Modeled after the Adirondack Mountains, the North Woods offers a serene and picturesque respite from the mobbed grassy knolls and also provides welcome shade during the hotter months. Check out the Ravine and find the quaint waterfalls of The Loch.
Head to William T. Davis Wildlife Refuge to see the more than 117 bird species that have been spotted there. Freshkills Park is a tranquil retreat and another reason the forgotten borough is worth a visit. Maybe you'll even spot one of the park's goats.
The beautiful artifacts inside the Metropolitan Museum of Art's branch dedicated to European medieval art and architecture are certainly worth a visit but the gorgeous gardens, cloisters and views will keep you coming back for more.
If you're a fan of bridges, this is your Valhalla. Both the Triborough-RFK Memorial Bridge and the Hells Gate Bridge cross through Astoria's green oasis, and views of both structures, coupled with the Manhattan skyline, are spectacular.

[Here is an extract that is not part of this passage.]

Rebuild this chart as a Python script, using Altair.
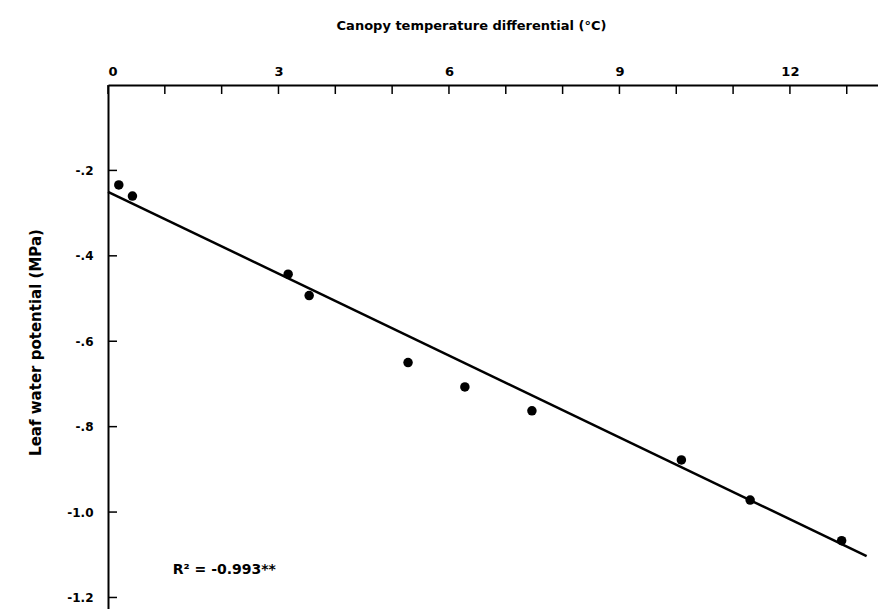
import altair as alt
import pandas as pd

# Values
temp_diff = [0.19, 0.43, 3.17, 3.54, 5.28, 6.28, 7.46, 10.09, 11.30, 12.91]
leaf_wp = [-0.234, -0.260, -0.443, -0.493, -0.650, -0.707, -0.763, -0.878, -0.972, -1.067]
fit_x = [0.0, 13.35]
fit_y = [-0.250, -1.103]
x_minor_ticks = list(range(0, 14))
x_label_values = [0, 3, 6, 9, 12]
y_tick_values = [-0.2, -0.4, -0.6, -0.8, -1.0, -1.2]
y_tick_labels = ["-.2", "-.4", "-.6", "-.8", "-1.0", "-1.2"]
annotation_text = ["R² = -0.993**"]
annotation_x = [1.14]
annotation_y = [-1.136]
x_title = "Canopy temperature differential (°C)"
y_title = "Leaf water potential (MPa)"

FONT = "DejaVu Sans"

points_df = pd.DataFrame({"x": temp_diff, "y": leaf_wp})
fit_df = pd.DataFrame({"x": fit_x, "y": fit_y})
xt_df = pd.DataFrame({"x": x_minor_ticks})
yt_df = pd.DataFrame({"y": y_tick_values})
ann_df = pd.DataFrame({"x": annotation_x, "y": annotation_y, "t": annotation_text})

# label expression built from the tick-label list
expr = "''"
for v, lab in zip(reversed(y_tick_values), reversed(y_tick_labels)):
    expr = f"abs(datum.value - ({v})) < 0.001 ? '{lab}' : ({expr})"

xs = alt.Scale(domain=[0, 13.55], nice=False, zero=False)
ys = alt.Scale(domain=[-1.227, 0], nice=False, zero=False)

x_axis = alt.Axis(
    orient="top", values=x_label_values, ticks=False, grid=False,
    domainColor="black", domainWidth=2, labelPadding=7,
    labelFont=FONT, labelFontSize=13, labelFontWeight="bold", labelColor="black",
    title=x_title, titleFont=FONT, titleFontSize=13, titleFontWeight="bold",
    titleColor="black", titleX=363, titleY=-60, titleAlign="center",
    titleBaseline="middle",
)
y_axis = alt.Axis(
    orient="left", values=y_tick_values, ticks=False, grid=False,
    domainColor="black", domainWidth=2, labelPadding=15, labelExpr=expr,
    labelFont=FONT, labelFontSize=12, labelFontWeight="bold", labelColor="black",
    title=y_title, titleFont=FONT, titleFontSize=15, titleFontWeight="bold",
    titleColor="black", titleX=-73, titleY=257, titleAlign="center",
    titleBaseline="middle", titleAngle=270,
)

X = alt.X("x:Q", scale=xs, axis=x_axis)
Y = alt.Y("y:Q", scale=ys, axis=y_axis)

fit = alt.Chart(fit_df).mark_line(color="black", strokeWidth=2.5).encode(x=X, y=Y)
pts = alt.Chart(points_df).mark_circle(color="black", opacity=1, size=90).encode(x=X, y=Y)
xticks = alt.Chart(xt_df).mark_rule(color="black", strokeWidth=1.5).encode(
    x=X, y=alt.value(0), y2=alt.value(9)
)
yticks = alt.Chart(yt_df).mark_rule(color="black", strokeWidth=1.5).encode(
    y=Y, x=alt.value(0), x2=alt.value(9)
)
ann = alt.Chart(ann_df).mark_text(
    align="left", baseline="middle", font=FONT, fontSize=14, fontWeight="bold", color="black"
).encode(x=X, y=Y, text="t:N")

chart = (
    alt.layer(fit, pts, xticks, yticks, ann)
    .properties(
        width=770, height=524,
        autosize=alt.AutoSizeParams(type="none"),
        padding={"left": 108, "top": 85, "right": 0, "bottom": 0},
        background="white",
    )
    .configure_view(stroke=None)
)

chart.save("out.html", embed_options={"renderer": "svg", "actions": False})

Nestled right next to the Harlem river, covered in a canopy of trees, and filled with colorful plants and tufted bushes, Swindler Cove Park is home to the Peter Jay Sharp Boathouse. It's a peaceful place to row, particularly in the early morning hours.
The Wiliamsburg Bridge offers stellar views of Lower Manhattan, nearby bridges, and Midtown, without the constant tourist photography congestion the Brooklyn Bridge tends to suffer. Watch out for the ideal pot-smoking meeting place in the middle.
For a small entrance fee ($8, $4 students and seniors, $2 children), spend a few hours wandering through gardens, winding woodland paths, and vistas overlooking the Hudson River. Aim for first Saturdays and Tuesdays before noon, when admission's free.
Whether you enjoy brusing up your shins trying to land that hardflip or just want to watch somebody else try, come check out the TriBeCa Skatepark. It's the last skateboarding park to be designed by daredevil legend Andy Kessler before he died in 2009.
The New York City parks department offers an innovative, family-friendly, and free program that allows you to sleep outside in select parks: Van Cortlandt Park and here at Marine Park. You just have to enter a lottery to win a camping slot.